Exhibitions/ "A Sport for Every Girl"

"A Sport for Every Girl": Women and Sports in the Collection of Jefferson R. Burdick

At The Met Fifth Avenue
December 18, 2012–July 7, 2013

Exhibition Overview

Beginning in the late 1870s, tobacco producers used inventive imagery of actresses, athletes, politicians, animals, flags, and world capitals—to name only a few of the hundreds of categories—to advertise their brands. The first to use printed images was the New York–based company Allen & Ginter, whose 1887 series The World's Champions was so popular that it was reproduced almost immediately in expanded editions. Included in the first series of fifty cards representing baseball players, pugilists, billiards players, and oarsmen are a group of sharpshooters, among them Annie Oakley and her patron for many years, Buffalo Bill Cody. As the only woman represented, Oakley not only is unique as an athlete but also distinguishes herself from other women shown in the same period, who are used as pretty and often provocative props in series such as Parasol Drills, Fans of the Period, Racing Colors of the World, and The World's Beauties.

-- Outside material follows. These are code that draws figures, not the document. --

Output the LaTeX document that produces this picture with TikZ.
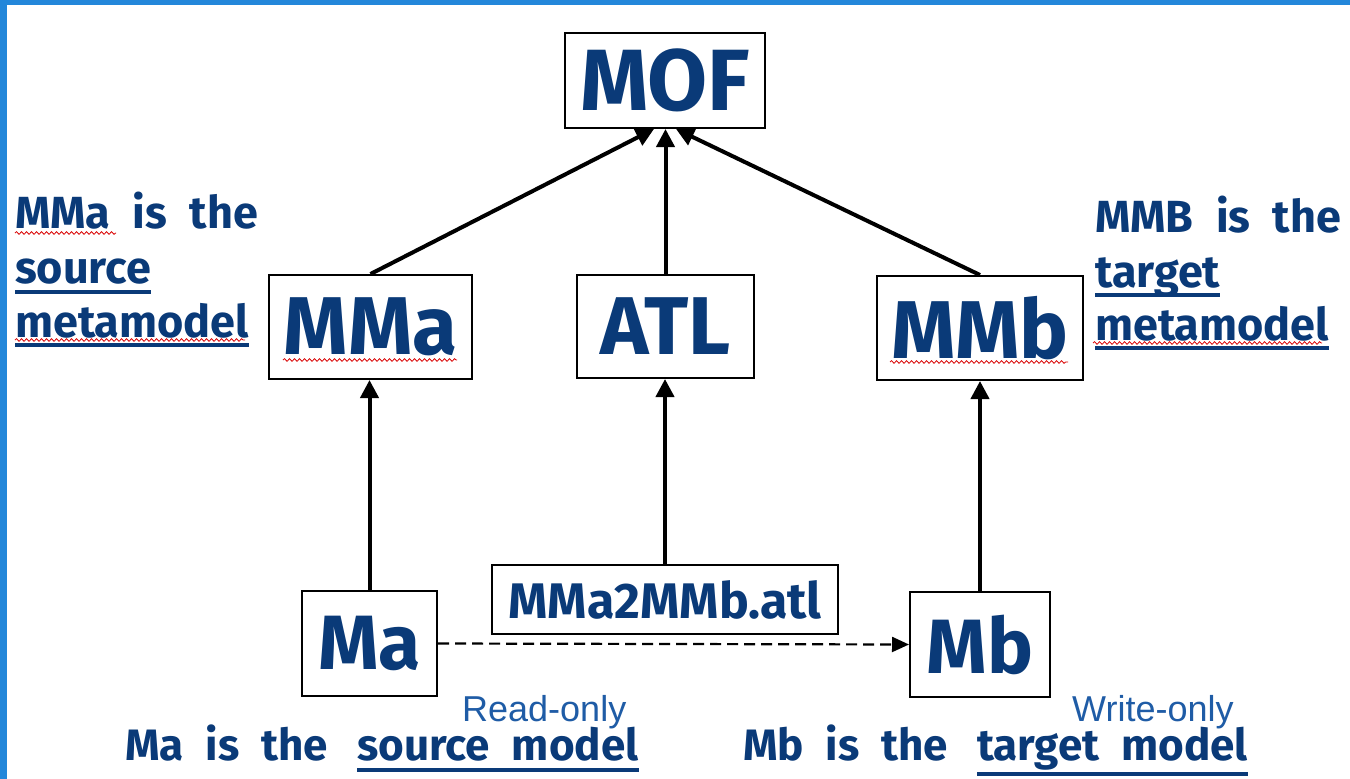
\documentclass[tikz,border=0pt]{standalone}
\usepackage{fontspec}
\setmainfont{Fira Sans}
\newfontfamily\lblfont{Fira Sans}[WordSpace=2.1]
\newfontfamily\notefont{Liberation Sans}
\usetikzlibrary{arrows.meta,decorations.pathmorphing}

\definecolor{navy}{HTML}{0A3A78}
\definecolor{frameblue}{HTML}{2387DA}
\definecolor{noteblue}{HTML}{1F5CA6}

\tikzset{
  box/.style={draw, line width=2pt, fill=white, inner sep=0pt, text=navy,
              font=\bfseries\fontsize{82}{90}\selectfont},
  arr/.style={line width=4pt, -{Triangle[length=18pt,width=18pt]}},
  dasharr/.style={line width=2.2pt, dash pattern=on 11pt off 6pt,
                  -{Triangle[length=17pt,width=15pt]}},
  lbl/.style={anchor=base west, inner sep=0pt, text=navy,
              font=\lblfont\bfseries\fontsize{45}{54}\selectfont},
  lblb/.style={anchor=base west, inner sep=0pt, text=navy,
               font=\lblfont\bfseries\fontsize{44}{52}\selectfont},
  note/.style={anchor=base west, inner sep=0pt, text=noteblue,
               font=\notefont\fontsize{36}{40}\selectfont},
  uline/.style={navy, line width=3.4pt},
  wavy/.style={red!85!black, line width=0.8pt, decorate,
               decoration={snake, amplitude=1.3pt, segment length=5pt}}
}

\begin{document}
\begin{tikzpicture}[x=1pt,y=-1pt]
  \path[use as bounding box] (0,0) rectangle (1350,779);
  \fill[white] (0,0) rectangle (1350,779);

  % frame strips
  \fill[frameblue] (0,0) rectangle (1350,5);
  \fill[frameblue] (0,0) rectangle (7,779);

  % boxes
  \node[box, minimum width=200pt, minimum height=95pt, font=\bfseries\fontsize{87}{92}\selectfont]
       (mof) at (665,80.5) {MOF};
  \node[box, minimum width=203pt, minimum height=104pt] (mma) at (370.5,327) {MMa};
  \node[box, minimum width=177pt, minimum height=103pt] (atl) at (665.5,326.5) {ATL};
  \node[box, minimum width=206pt, minimum height=104pt] (mmb) at (980,328) {MMb};
  \node[box, minimum width=346pt, minimum height=69pt, font=\bfseries\fontsize{50}{56}\selectfont]
       (trans) at (665,599.5) {MMa2MMb.atl};
  \node[box, minimum width=135pt, minimum height=105pt, font=\bfseries\fontsize{77}{84}\selectfont]
       (ma) at (369.5,643.5) {Ma};
  \node[box, minimum width=140pt, minimum height=105pt, font=\bfseries\fontsize{77}{84}\selectfont]
       (mb) at (980,644.5) {Mb};

  % conformance arrows
  \draw[arr] (mma.north) -- ([xshift=-11pt]mof.south);
  \draw[arr] (atl.north) -- ([xshift=0.5pt]mof.south);
  \draw[arr] (mmb.north) -- ([xshift=11pt]mof.south);
  \draw[arr] (ma.north) -- (mma.south -| ma.north);
  \draw[arr] (trans.north) -- (atl.south -| trans.north);
  \draw[arr] (mb.north) -- (mmb.south -| mb.north);

  % transformation
  \draw[dasharr] (ma.east) -- (mb.west);

  % side labels
  \node[lbl] (la1) at (15,228) {MMa is the};
  \node[lbl] (la2) at (15,283) {source};
  \node[lbl] (la3) at (15,337) {metamodel};
  \node[lbl] (rb1) at (1095,232) {MMB is the};
  \node[lbl] (rb2) at (1095,287) {target};
  \node[lbl] (rb3) at (1095,340) {metamodel};

  \draw[uline] ([yshift=-9pt]la2.base west) -- ([yshift=-9pt]la2.base east);
  \draw[uline] ([yshift=-8pt]la3.base west) -- ([yshift=-8pt]la3.base east);
  \draw[uline] ([yshift=-8pt]rb2.base west) -- ([yshift=-8pt]rb2.base east);
  \draw[uline] ([yshift=-8pt]rb3.base west) -- ([yshift=-8pt]rb3.base east);

  % bottom labels
  \node[lblb] (ba1) at (125,760) {Ma is the};
  \node[lblb] (ba2) at (357,760) {source model};
  \node[lblb] (bb1) at (743,760) {Mb is the};
  \node[lblb] (bb2) at (977,760) {target model};
  \draw[uline] ([yshift=-10pt]ba2.base west) -- ([yshift=-10pt]ba2.base east);
  \draw[uline] ([yshift=-14pt]bb2.base west) -- ([yshift=-14pt]bb2.base east);

  \node[note] (ro) at (462,721) {Read-only};
  \node[note] (wo) at (1072,721) {Write-only};

  % spell-check squiggles
  \draw[wavy] (15,233) -- (116,233);
  \draw[wavy] (15,340) -- (245,340);
  \draw[wavy] (1093,343) -- (1322,343);
  \draw[wavy] (283,360) -- (457,360);
  \draw[wavy] (890,362) -- (1068,362);
\end{tikzpicture}
\end{document}
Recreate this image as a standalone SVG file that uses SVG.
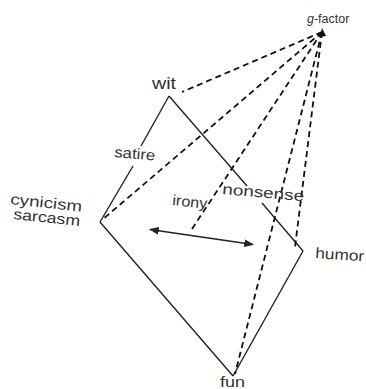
<svg xmlns="http://www.w3.org/2000/svg" width="366" height="389" viewBox="0 0 366 389">
<defs>
<style>
.edge{stroke:#222;stroke-width:1.4;fill:none}
.dash{stroke:#111;stroke-width:1.8;fill:none;stroke-dasharray:6 4}
.lbl{font-family:"Liberation Sans",Arial,sans-serif;font-size:15px;fill:#333}
</style>
<marker id="ah" viewBox="0 0 10 10" refX="9" refY="5" markerWidth="7" markerHeight="7" orient="auto-start-reverse">
<path d="M0,1 L10,5 L0,9 Z" fill="#222"/>
</marker>
</defs>
<rect width="366" height="389" fill="#fff"/>
<g id="connectors">
<path class="edge" d="M169,96 L141,146"/>
<path class="edge" d="M133,166 L100,222"/>
<path class="edge" d="M169,96 L247,186"/>
<path class="edge" d="M262,203 L303,251"/>
<path class="edge" d="M100,222 L233,376"/>
<path class="edge" d="M303,251 L233,376"/>
<path class="dash" d="M322,32 L182,92"/>
<path class="dash" d="M322,32 L102,220"/>
<path class="dash" d="M322,32 L190,232"/>
<path class="dash" d="M322,32 L295,247"/>
<path class="dash" d="M322,32 L235,374"/>
<path class="edge" d="M150,229.5 L253,244.5" marker-start="url(#ah)" marker-end="url(#ah)"/>
</g>
<g id="g-factor">
<path d="M322,28 L326,36 L320,37 Z" fill="#111"/>
<text class="lbl" x="307" y="23" style="font-size:12.5px"><tspan font-style="italic">g</tspan>-factor</text>
</g>
<g id="wit">
<text class="lbl" x="152" y="89" style="font-size:17px" textLength="24" lengthAdjust="spacingAndGlyphs">wit</text>
</g>
<g id="satire">
<text class="lbl" x="114" y="157" transform="rotate(5 114 157)" textLength="41" lengthAdjust="spacingAndGlyphs">satire</text>
</g>
<g id="cynicism-sarcasm">
<text class="lbl" x="10" y="204" transform="rotate(6 10 204)" textLength="72" lengthAdjust="spacingAndGlyphs">cynicism</text>
<text class="lbl" x="13" y="219" transform="rotate(6 13 219)" textLength="67" lengthAdjust="spacingAndGlyphs">sarcasm</text>
</g>
<g id="irony">
<text class="lbl" x="172" y="205" transform="rotate(6 172 205)" textLength="35" lengthAdjust="spacingAndGlyphs">irony</text>
</g>
<g id="nonsense">
<text class="lbl" x="222" y="194" transform="rotate(5 222 194)" textLength="82" lengthAdjust="spacingAndGlyphs">nonsense</text>
</g>
<g id="humor">
<text class="lbl" x="315" y="258" transform="rotate(4 315 258)" textLength="49" lengthAdjust="spacingAndGlyphs">humor</text>
</g>
<g id="fun">
<text class="lbl" x="220" y="387" style="font-size:14px" textLength="25" lengthAdjust="spacingAndGlyphs">fun</text>
</g>
</svg>
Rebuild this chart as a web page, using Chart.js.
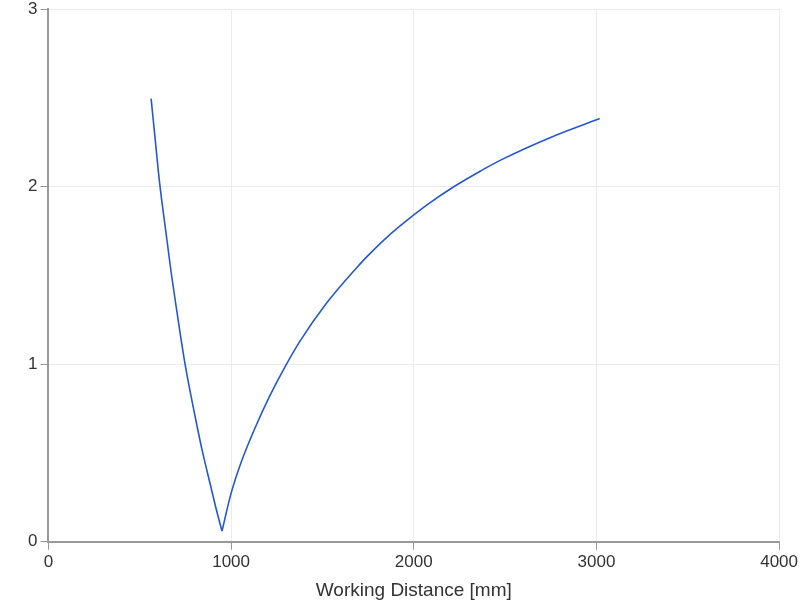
<!DOCTYPE html>
<html>
<head>
<meta charset="utf-8">
<script src="https://cdn.jsdelivr.net/npm/chart.js@4"></script>
<style>
html,body{margin:0;padding:0;background:#fff;}
#wrap{width:800px;height:602px;}
</style>
</head>
<body>
<div id="wrap"><canvas id="c" width="800" height="602"></canvas></div>
<script>
// Working distance [mm] and values
const leftDistance = [562, 584, 607, 648, 672, 699, 748, 821, 840, 889, 917, 950];
const leftValue    = [2.495, 2.27, 2.035, 1.705, 1.515, 1.325, 1.0, 0.614, 0.522, 0.31, 0.19, 0.06];
const rightDistance = [950, 999, 1055, 1128, 1211, 1302, 1379, 1525, 1680, 1745, 1854, 1964, 2082, 2219, 2366, 2475, 2749, 3018];
const rightValue    = [0.06, 0.27, 0.448, 0.634, 0.82, 0.998, 1.133, 1.347, 1.535, 1.607, 1.716, 1.811, 1.904, 1.999, 2.088, 2.149, 2.277, 2.383];
const xTicks = [0, 1000, 2000, 3000, 4000];
const yTicks = [0, 1, 2, 3];
const xTitle = 'Working Distance [mm]';

const toPts = (xs, ys) => xs.map((x, i) => ({x: x, y: ys[i]}));
const lineColor = '#2457d6';
const tickFont = {family: 'Arial, "Liberation Sans", sans-serif', size: 17};
const titleFont = {family: 'Arial, "Liberation Sans", sans-serif', size: 19};

new Chart(document.getElementById('c'), {
  type: 'line',
  data: {
    datasets: [
      {data: toPts(leftDistance, leftValue), borderColor: lineColor, borderWidth: 1.6, pointRadius: 0, cubicInterpolationMode: 'monotone', fill: false},
      {data: toPts(rightDistance, rightValue), borderColor: lineColor, borderWidth: 1.6, pointRadius: 0, cubicInterpolationMode: 'monotone', fill: false}
    ]
  },
  options: {
    responsive: false,
    animation: false,
    devicePixelRatio: 1,
    layout: {padding: {left: 25, right: 0, top: 0, bottom: 0}},
    plugins: {legend: {display: false}, tooltip: {enabled: false}},
    scales: {
      x: {
        type: 'linear', min: xTicks[0], max: xTicks[xTicks.length - 1],
        afterBuildTicks: s => { s.ticks = xTicks.map(v => ({value: v})); },
        ticks: {color: '#333', font: tickFont, padding: 2, maxRotation: 0, callback: v => String(v)},
        grid: {color: '#ebebeb', lineWidth: 1, tickLength: 8, tickColor: '#999'},
        border: {color: '#999', width: 2},
        title: {display: true, text: xTitle, color: '#333', font: titleFont, padding: {top: 5, bottom: 0}}
      },
      y: {
        type: 'linear', min: yTicks[0], max: yTicks[yTicks.length - 1],
        afterBuildTicks: s => { s.ticks = yTicks.map(v => ({value: v})); },
        afterFit: s => { s.paddingTop = 9; },
        ticks: {color: '#333', font: tickFont, padding: 3, callback: v => String(v)},
        grid: {color: '#ebebeb', lineWidth: 1, tickLength: 8, tickColor: '#999'},
        border: {color: '#999', width: 2}
      }
    }
  }
});
</script>
</body>
</html>
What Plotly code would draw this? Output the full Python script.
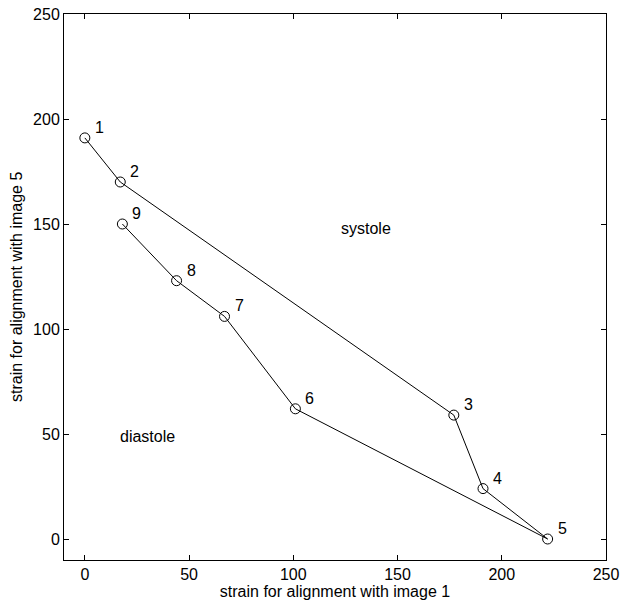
import plotly.graph_objects as go

x_vals = [0, 17, 177, 191, 222, 101, 67, 44, 18]
y_vals = [191, 170, 59, 24, 0, 62, 106, 123, 150]
point_labels = ["1", "2", "3", "4", "5", "6", "7", "8", "9"]
region_text = ["systole", "diastole"]
region_x = [135, 30]
region_y = [148, 49]
ticks = [0, 50, 100, 150, 200, 250]

font = dict(family="Liberation Sans, Arial, sans-serif", size=16, color="black")

fig = go.Figure()
fig.add_trace(go.Scatter(
    x=x_vals, y=y_vals, mode="lines+markers",
    line=dict(color="black", width=1),
    marker=dict(symbol="circle-open", size=10, color="black", line=dict(width=1)),
    showlegend=False, hoverinfo="skip",
))

for xv, yv, t in zip(x_vals, y_vals, point_labels):
    fig.add_annotation(x=xv, y=yv, text=t, showarrow=False, xanchor="left", yanchor="bottom",
                       xshift=8, yshift=0, font=font)
for t, xv, yv in zip(region_text, region_x, region_y):
    fig.add_annotation(x=xv, y=yv, text=t, showarrow=False, font=font)

# y-axis title placed as an annotation for exact positioning
fig.add_annotation(xref="paper", yref="paper", x=0, y=0.5, xshift=-48, textangle=-90,
                   xanchor="center", yanchor="middle",
                   text="strain for alignment with image 5", showarrow=False, font=font)

axis_common = dict(
    showgrid=False, zeroline=False, showline=True, linecolor="black", linewidth=1,
    mirror="ticks", ticks="inside", ticklen=5, tickcolor="black",
    tickvals=ticks, tickfont=font, automargin=False, ticklabeloverflow="allow",
)
fig.update_xaxes(range=[-10, 250], title=dict(text="strain for alignment with image 1", font=font, standoff=2), **axis_common)
fig.update_yaxes(range=[-10, 250], **axis_common)

fig.update_layout(
    width=624, height=606,
    margin=dict(l=64, r=18, t=14, b=46),
    plot_bgcolor="white", paper_bgcolor="white",
    font=font, hovermode=False,
)
fig.write_html("out.html", config={"displayModeBar": False},
               post_script="document.body.style.margin='0';")
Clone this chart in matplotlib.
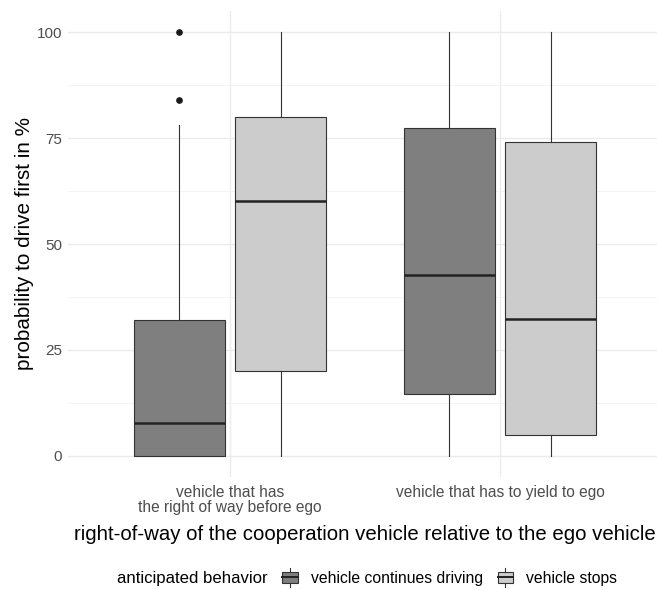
import matplotlib
matplotlib.use("Agg")
import matplotlib.pyplot as plt
from matplotlib.legend_handler import HandlerBase
from matplotlib.patches import Rectangle, Patch
from matplotlib.lines import Line2D

plt.rcParams['font.family'] = ['Liberation Sans', 'DejaVu Sans']

categories = ["vehicle that has\nthe right of way before ego", "vehicle that has to yield to ego"]
groups = ["vehicle continues driving", "vehicle stops"]
# per category, per group
q1 = [[0.0, 20.0], [14.7, 5.0]]
med = [[7.8, 60.2], [42.6, 32.2]]
q3 = [[32.1, 80.0], [77.4, 74.1]]
whislo = [[0.0, 0.0], [0.0, 0.0]]
whishi = [[78.0, 100.0], [100.0, 100.0]]
fliers = [[[84.0, 100.0], []], [[], []]]
yticks = [0, 25, 50, 75, 100]

fills = ["#7F7F7F", "#CCCCCC"]
edge = "#333333"

W, H = 657, 590
fig = plt.figure(figsize=(W / 100, H / 100), dpi=100)
left_px, top_px, bot_px = 68, 11, 477
ax = fig.add_axes([left_px / W, 1 - bot_px / H, (W - left_px) / W, (bot_px - top_px) / H])

dodge = 0.75
bw = dodge / 2 * 0.9
for ci in range(len(categories)):
    for gi in range(len(groups)):
        pos = ci + 1 + (gi - 0.5) * dodge / 2
        st = [dict(med=med[ci][gi], q1=q1[ci][gi], q3=q3[ci][gi],
                   whislo=whislo[ci][gi], whishi=whishi[ci][gi],
                   fliers=fliers[ci][gi])]
        ax.bxp(st, positions=[pos], widths=bw, patch_artist=True, showcaps=False,
               boxprops=dict(facecolor=fills[gi], edgecolor=edge, linewidth=0.8),
               medianprops=dict(color="#222222", linewidth=1.8),
               whiskerprops=dict(color=edge, linewidth=0.8),
               flierprops=dict(marker='o', markersize=3.8, markerfacecolor="#1a1a1a",
                               markeredgecolor="#1a1a1a"),
               zorder=3)

ax.set_xlim(0.4, 0.4 + (W - left_px) / 270)
ax.set_ylim(-5, 105)
ax.set_xticks([1, 2])
ax.set_xticklabels(categories, fontsize=11.2, color="#4D4D4D", linespacing=1.0)
ax.set_yticks(yticks)
ax.set_yticklabels([str(v) for v in yticks], fontsize=11, color="#4D4D4D")
ax.set_yticks([12.5, 37.5, 62.5, 87.5], minor=True)
ax.grid(True, which='major', color="#EBEBEB", linewidth=1.0, zorder=0)
ax.grid(True, which='minor', axis='y', color="#F2F2F2", linewidth=0.6, zorder=0)
ax.tick_params(which='both', length=0)
ax.tick_params(axis='x', pad=6)
ax.tick_params(axis='y', pad=4.3)
for s in ax.spines.values():
    s.set_visible(False)
ax.set_axisbelow(True)

fig.text(25 / W, 1 - 244 / H, "probability to drive first in %", fontsize=14.9,
         rotation=90, ha='center', va='center')
fig.text(365 / W, 1 - 534 / H, "right-of-way of the cooperation vehicle relative to the ego vehicle",
         fontsize=14.7, ha='center', va='center')


class BoxHandler(HandlerBase):
    def __init__(self, fc):
        super().__init__()
        self.fc = fc

    def create_artists(self, legend, orig_handle, xdescent, ydescent, width, height, fontsize, trans):
        cx = -xdescent + width / 2
        h = height * 1.35
        y0 = -ydescent + height / 2 - h / 2
        wl = Line2D([cx, cx], [y0, y0 + h], color=edge, lw=0.8, transform=trans)
        r = Rectangle((-xdescent + width * 0.12, y0 + h * 0.22), width * 0.76, h * 0.56,
                      facecolor=self.fc, edgecolor=edge, lw=0.8, transform=trans)
        ml = Line2D([-xdescent + width * 0.12, -xdescent + width * 0.88], [y0 + h / 2, y0 + h / 2],
                    color="#222222", lw=1.4, transform=trans)
        return [wl, r, ml]


handles = [Patch(label=g) for g in groups]
leg = fig.legend(handles, groups, loc='center left', bbox_to_anchor=(280 / W, 1 - 578 / H),
                 ncol=2, frameon=False, fontsize=11.3, handlelength=1.3, handleheight=1.0,
                 handletextpad=0.65, columnspacing=0.8, borderpad=0, borderaxespad=0,
                 handler_map={handles[0]: BoxHandler(fills[0]), handles[1]: BoxHandler(fills[1])})
fig.text(268 / W, 1 - 578 / H, "anticipated behavior", fontsize=12.1, ha='right', va='center')

fig.savefig("out.png", dpi=100)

"Sporting girls," as they were often called in the late nineteenth and early twentieth centuries, emerged as a viable and even a lucrative category, despite being less frequently represented than actresses and beauties. Allen & Ginter followed up The World's Champions with female baseball players and cyclists, and other companies such as W. Duke and Sons, Liggett & Myers, and Pan Handle Scrap produced swimmers, gymnasts, and series that offered "a sport for every girl." Although these cards claimed to be about women in sports, those represented were not actual athletes but coquettish models, who often posed for more than one series. In these early days of female athleticism, the figures shown remained types rather than individuals, engaged in exercises and training but without the recognition given to their male counterparts in competitive and professional leagues.

Also on view are works by Currier & Ives, and other New York publishers, who issued prints that showed women enjoying outdoor leisure activities such as skating, riding, boating, walking, and sleighing before organized sports for women became popular in late nineteenth-century America.